While news headlines and anxious parent may tell you otherwise, the fact is it is no more difficult for most students to get into college today than 10 years ago. That’s the message in a new report from the Center for Public Education, an initiative of the National School Boards Association.

The report, titled “Chasing the College Acceptance Letter,”  concludes that if students are well prepared in high school and earn the right credentials, they will most likely get into a competitive university. What qualifies as the right credentials? Not necessarily straight A’s. The report suggests “decent grades,” college prep courses, and good scores on college entrance exams will get most students into a competitive university even if it is not the school of their dreams.

But the report also points out that minority and low-income students are less likely to get the credentials necessary for admission into a competitive university. And even those low-income students who are well prepared are less likely to get accepted to a competitive school than their high-income counterparts (67 percent vs. 80 percent).

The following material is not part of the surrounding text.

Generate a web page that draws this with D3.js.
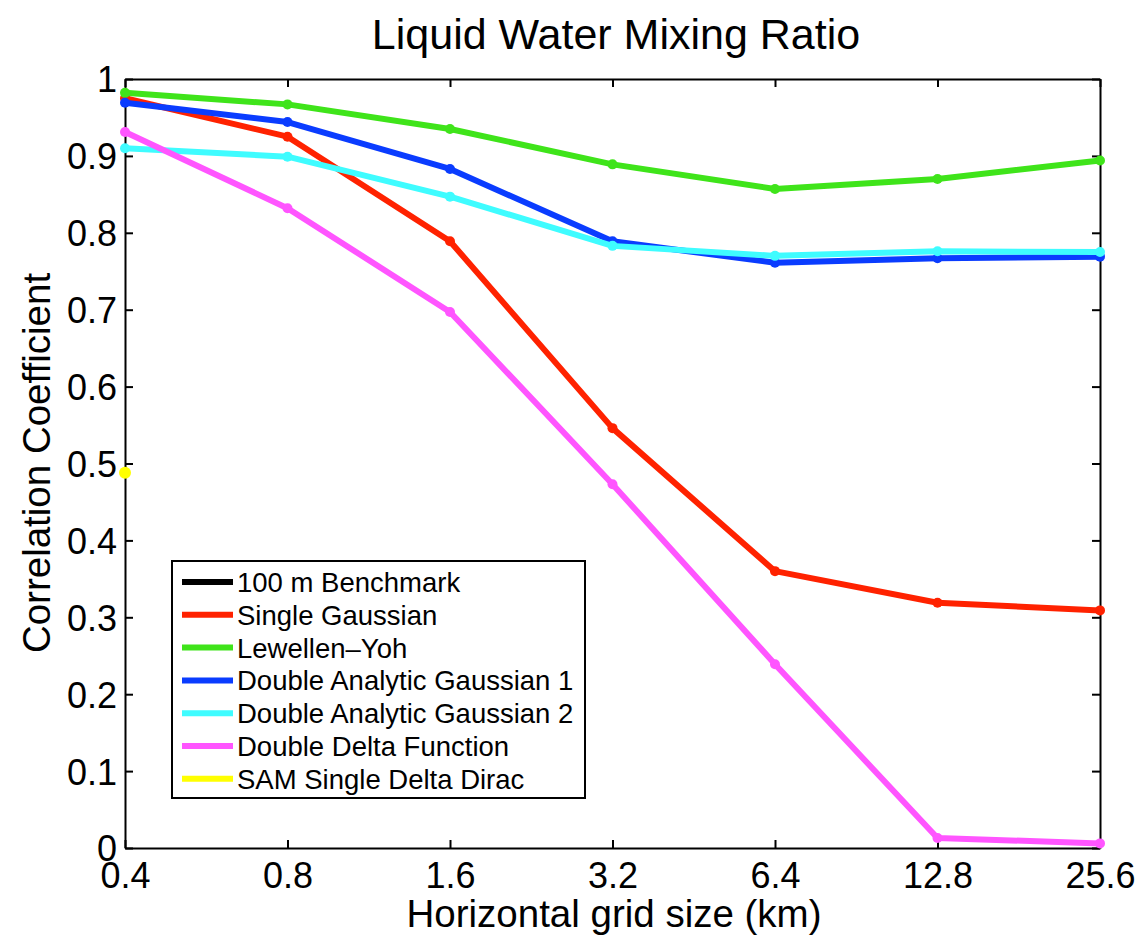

As for all the news headlines about colleges being flooded with applications and having to turn away more students, it’s important to keep the facts in perspective. Just because the number of applications are up, it doesn’t mean there are fewer spots for qualified students. As the report says: “Does a C student sending an application to Harvard decrease the school’s acceptance rate? Yes. But does it decrease the chances of a straight-A student getting admitted? Doubtful.”

Now for the fine print. The authors of the report stress that their conclusions are based on the “average” applicants’ chances of getting into a competitive or somewhat selective college. That means universities that admit between 75 and 85 percent of their applicants. So what does an average high school student look like? The criteria used in the report was a GPA of 3.1, a score of 21 on the ACT and a passing grade in math and science courses up through chemistry and trigonometry (or the equivalents, Algebra III and Analytic Geometry.)